Coding it Forward fellowship changes participants’ minds about federal service, survey shows

A survey by the Partnership for Public Service shows how the Civic Digital Fellowship impacts fellows' future career plans.
Civic digital fellowship 2018
A group of the 2018 Civic Digital fellows. (Courtesy of Coding it Forward)

There is now some hard data to show that Coding it Forward’s Civic Digital Fellowship can have a lasting impact on participants’ career trajectories and, by the same token, the future tech workforce of the federal government.

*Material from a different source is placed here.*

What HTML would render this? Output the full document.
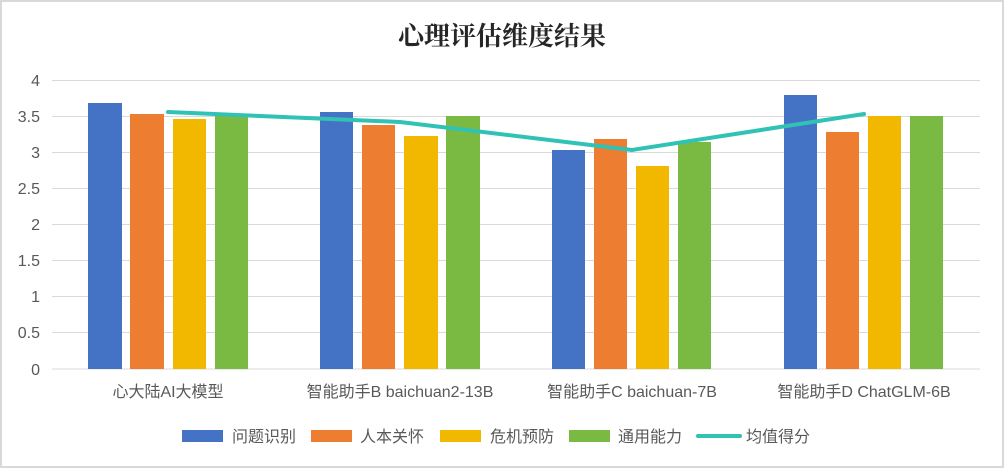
<!DOCTYPE html>
<html><head><meta charset="utf-8"><style>
body{margin:0;background:#fff}
svg text{font-family:"Liberation Sans","Noto Sans CJK SC",sans-serif;fill:#595959}
</style></head><body>
<svg width="1004" height="468" xmlns="http://www.w3.org/2000/svg">
<rect x="1" y="1" width="1002" height="466" fill="#fff" stroke="#d9d9d9" stroke-width="2"/>
<text x="502" y="45" text-anchor="middle" font-size="26" font-weight="bold" style="fill:#262626;font-family:'Liberation Serif','Noto Serif CJK SC',serif">心理评估维度结果</text>
<g stroke="#d9d9d9" stroke-width="1">
<line x1="52" x2="980" y1="80.5" y2="80.5"/><line x1="52" x2="980" y1="116.5" y2="116.5"/>
<line x1="52" x2="980" y1="152.5" y2="152.5"/><line x1="52" x2="980" y1="188.5" y2="188.5"/>
<line x1="52" x2="980" y1="224.5" y2="224.5"/><line x1="52" x2="980" y1="260.5" y2="260.5"/>
<line x1="52" x2="980" y1="296.5" y2="296.5"/><line x1="52" x2="980" y1="332.5" y2="332.5"/>
<line x1="52" x2="980" y1="369" y2="369"/>
</g>
<g font-size="16" text-anchor="end">
<text x="40" y="86">4</text><text x="40" y="122">3.5</text><text x="40" y="158">3</text>
<text x="40" y="194">2.5</text><text x="40" y="230">2</text><text x="40" y="266">1.5</text>
<text x="40" y="302">1</text><text x="40" y="338">0.5</text><text x="40" y="375">0</text>
</g>
<g>
<rect x="88" y="103" width="34" height="266" fill="#4472c4"/><rect x="130" y="114" width="34" height="255" fill="#ed7d31"/>
<rect x="173" y="119" width="33" height="250" fill="#ffc000" style="fill:#f2b800"/><rect x="215" y="116" width="33" height="253" fill="#70ad47" style="fill:#7aba43"/>
<rect x="320" y="112" width="33" height="257" fill="#4472c4"/><rect x="362" y="125" width="33" height="244" fill="#ed7d31"/>
<rect x="404" y="136" width="34" height="233" fill="#f2b800"/><rect x="446" y="116" width="34" height="253" fill="#7aba43"/>
<rect x="552" y="150" width="33" height="219" fill="#4472c4"/><rect x="594" y="139" width="33" height="230" fill="#ed7d31"/>
<rect x="636" y="166" width="33" height="203" fill="#f2b800"/><rect x="678" y="142" width="33" height="227" fill="#7aba43"/>
<rect x="784" y="95" width="33" height="274" fill="#4472c4"/><rect x="826" y="132" width="33" height="237" fill="#ed7d31"/>
<rect x="868" y="116" width="33" height="253" fill="#f2b800"/><rect x="910" y="116" width="33" height="253" fill="#7aba43"/>
</g>
<polyline points="168,112 400,122 632,150 864,114" fill="none" stroke="#2ec4b6" stroke-width="4" stroke-linejoin="round" stroke-linecap="round" style="stroke:#30c2b4"/>
<g font-size="16" text-anchor="middle">
<text x="168" y="397">心大陆AI大模型</text><text x="400" y="397">智能助手B baichuan2-13B</text>
<text x="632" y="397">智能助手C baichuan-7B</text><text x="864" y="397">智能助手D ChatGLM-6B</text>
</g>
<g font-size="16">
<rect x="182" y="430" width="41" height="12" fill="#4472c4"/><text x="232" y="442">问题识别</text>
<rect x="311" y="430" width="41" height="12" fill="#ed7d31"/><text x="360" y="442">人本关怀</text>
<rect x="440" y="430" width="41" height="12" fill="#f2b800"/><text x="490" y="442">危机预防</text>
<rect x="569" y="430" width="41" height="12" fill="#7aba43"/><text x="618" y="442">通用能力</text>
<line x1="698" x2="740" y1="436" y2="436" stroke="#30c2b4" stroke-width="4" stroke-linecap="round"/><text x="746" y="442">均值得分</text>
</g>
</svg>
</body></html>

A survey of summer 2019’s 55 participants, administered both before and after the program by the Partnership for Public Service, shows fellows walk away from the 10-week program more likely than before to seek a job in the federal government. This is the first time such a survey has been given to the participants of the fellowship, which will mark its fourth summer in operation in 2020.

The numbers are pretty dramatic — in the pre-fellowship survey, zero students said they’d be “extremely likely” to pursue a job in the federal government after graduation. In the post-fellowship survey, 23% said they would be. On the other end of the scale, the percentage of students saying they are “unlikely” to work for the federal government went down from 22% before the program to 10% after.

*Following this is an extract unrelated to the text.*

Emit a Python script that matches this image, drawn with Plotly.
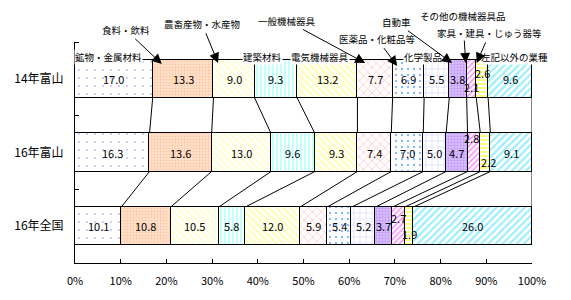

The survey shows a similar impact on students’ interest in civic tech more broadly. In the post-fellowship survey 44% said they would be “extremely likely” to take a job in civic tech, up from just 14% before the fellowship experience began.

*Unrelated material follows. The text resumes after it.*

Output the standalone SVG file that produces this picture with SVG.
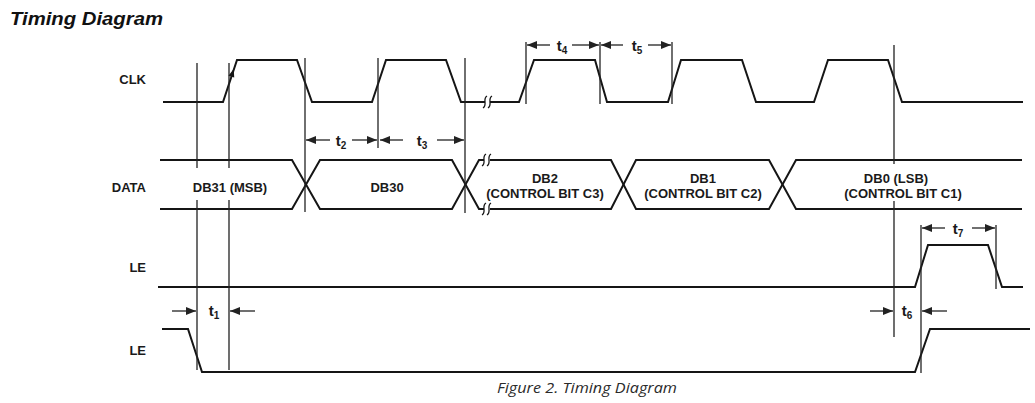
<svg xmlns="http://www.w3.org/2000/svg" width="1035" height="403" viewBox="0 0 1035 403">
<style>
.sig{fill:none;stroke:#151515;stroke-width:2;stroke-linejoin:miter}
.brk{fill:none;stroke:#151515;stroke-width:1.3}
.gap{stroke:#fff;stroke-width:5}
.ref{stroke:#222;stroke-width:1.3;fill:none}
.dim{stroke:#222;stroke-width:1.3;fill:none;marker-end:url(#ah)}
.lbl{font-family:"Liberation Sans",Arial,sans-serif;font-weight:bold;font-size:13px;fill:#1a1a1a}
.mid{text-anchor:middle}
.end{text-anchor:end}
.t{font-family:"Liberation Sans",Arial,sans-serif;font-weight:bold;font-size:15px;fill:#1a1a1a;text-anchor:middle}
.sub{font-size:10px}
</style>
<defs>
<marker id="ah" markerUnits="userSpaceOnUse" markerWidth="10" markerHeight="8" refX="10" refY="4" orient="auto">
<path d="M0,0 L10,4 L0,8 z" fill="#222"/>
</marker>
</defs>
<g id="title">
<text x="10" y="25" font-family="Liberation Sans, Arial, sans-serif" font-weight="bold" font-style="italic" font-size="18" fill="#111" textLength="153" lengthAdjust="spacingAndGlyphs">Timing Diagram</text>
</g>
<g id="signal-labels">
<text class="lbl end" x="146" y="84">CLK</text>
<text class="lbl end" x="146" y="192">DATA</text>
<text class="lbl end" x="146" y="272">LE</text>
<text class="lbl end" x="146" y="355">LE</text>
</g>
<g id="clk">
<path class="sig" d="M163,102 H223 L237,60 H297 L312,102 H372 L386,60 H446 L461,102 H519 L534,60 H595 L607,102 H668 L681,60 H742 L756,102 H814 L828,60 H888 L902,102 H1023"/>
<line class="gap" x1="485" y1="102" x2="490" y2="102"/>
<path class="brk" d="M487,96 C482,99 488,105 483,108 M492,96 C487,99 493,105 488,108"/>
<polygon points="233.7,69 234.2,77.6 228.4,75.7" fill="#151515"/>
</g>
<g id="data">
<path class="sig" d="M160,160 H292 L320,209 H452 L479,160 H611 L636,209 H769 L796,160 H1022"/>
<path class="sig" d="M160,209 H292 L320,160 H452 L479,209 H611 L636,160 H769 L796,209 H1022"/>
<line class="gap" x1="484" y1="160" x2="490" y2="160"/>
<line class="gap" x1="484" y1="209" x2="490" y2="209"/>
<path class="brk" d="M486,154 C481,157 487,163 482,166 M491,154 C486,157 492,163 487,166"/>
<path class="brk" d="M486,203 C481,206 487,212 482,215 M491,203 C486,206 492,212 487,215"/>
<text class="lbl mid" x="230" y="192">DB31 (MSB)</text>
<text class="lbl mid" x="387" y="192">DB30</text>
<text class="lbl mid" x="545" y="183">DB2</text>
<text class="lbl mid" x="545" y="198">(CONTROL BIT C3)</text>
<text class="lbl mid" x="703" y="183">DB1</text>
<text class="lbl mid" x="703" y="198">(CONTROL BIT C2)</text>
<text class="lbl mid" x="896" y="183">DB0 (LSB)</text>
<text class="lbl mid" x="903" y="198">(CONTROL BIT C1)</text>
</g>
<g id="le1">
<path class="sig" d="M158,287 H915 L928,245 H988 L1002,287 H1023"/>
</g>
<g id="le2">
<path class="sig" d="M162,329 H188 L202,372 H915 L930,329 H1030"/>
</g>
<g id="connectors">
<g id="reference-lines">
<path class="ref" d="M197,63 V168 M197,200 V370"/>
<path class="ref" d="M229,63 V168 M229,200 V370"/>
<path class="ref" d="M305,58 V212"/>
<path class="ref" d="M378,58 V148"/>
<path class="ref" d="M465,58 V213"/>
<path class="ref" d="M526,42 V104"/>
<path class="ref" d="M600,42 V104"/>
<path class="ref" d="M672,42 V104"/>
<path class="ref" d="M894,45 V164 M894,201 V337"/>
<path class="ref" d="M921,225 V373"/>
<path class="ref" d="M996,225 V289"/>
</g>
<g id="dimensions">
<path class="dim" d="M330,140 H306"/>
<path class="dim" d="M352,140 H377"/>
<path class="dim" d="M403,140 H380"/>
<path class="dim" d="M437,140 H464"/>
<path class="dim" d="M550,45 H527"/>
<path class="dim" d="M572,45 H599"/>
<path class="dim" d="M623,45 H601"/>
<path class="dim" d="M648,45 H671"/>
<path class="dim" d="M945,228 H922"/>
<path class="dim" d="M972,228 H995"/>
<path class="dim" d="M870,311 H893"/>
<path class="dim" d="M947,311 H922"/>
<path class="dim" d="M172,311 H196"/>
<path class="dim" d="M255,311 H230"/>
</g>
</g>
<g id="timing-labels">
<text class="t" x="341" y="146">t<tspan class="sub" dy="3">2</tspan></text>
<text class="t" x="422" y="146">t<tspan class="sub" dy="3">3</tspan></text>
<text class="t" x="562" y="51">t<tspan class="sub" dy="3">4</tspan></text>
<text class="t" x="637" y="51">t<tspan class="sub" dy="3">5</tspan></text>
<text class="t" x="958" y="234">t<tspan class="sub" dy="3">7</tspan></text>
<text class="t" x="907" y="316">t<tspan class="sub" dy="3">6</tspan></text>
<text class="t" x="214" y="316">t<tspan class="sub" dy="3">1</tspan></text>
</g>
<g id="caption">
<text x="587" y="393" text-anchor="middle" font-family="Open Sans, Liberation Sans, sans-serif" font-style="italic" font-size="14" fill="#2a2a2a" textLength="180" lengthAdjust="spacingAndGlyphs">Figure 2. Timing Diagram</text>
</g>
</svg>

“I think my experience has really opened up my eyes to the many career options in civic tech and the dire need for tech talent in government,” one fellow said in the survey. “My career intentions have definitely been molded by CDF and I am more likely to choose a career in civic tech.”

Results like these are exciting for program cofounders Chris Kuang and Rachel Dodell because they bolster the fellowship’s big picture raison d’être: giving the government — which currently struggles with an aging IT workforce — a “best practice” example on how to attract young tech talent. The demand from federal agencies is real — over just three years in existence the fellowship has grown from 14 fellows at one agency to 55 at six agencies.

“We’re lucky to be at a really exciting time where innovation and being forward looking are on the minds of a lot of federal leaders,” Kuang told FedScoop.

And there’s more to come. The program recently launched the application for its summer 2020 fellowship. Kuang said he expects to accept anywhere between 60 and 80 new fellows.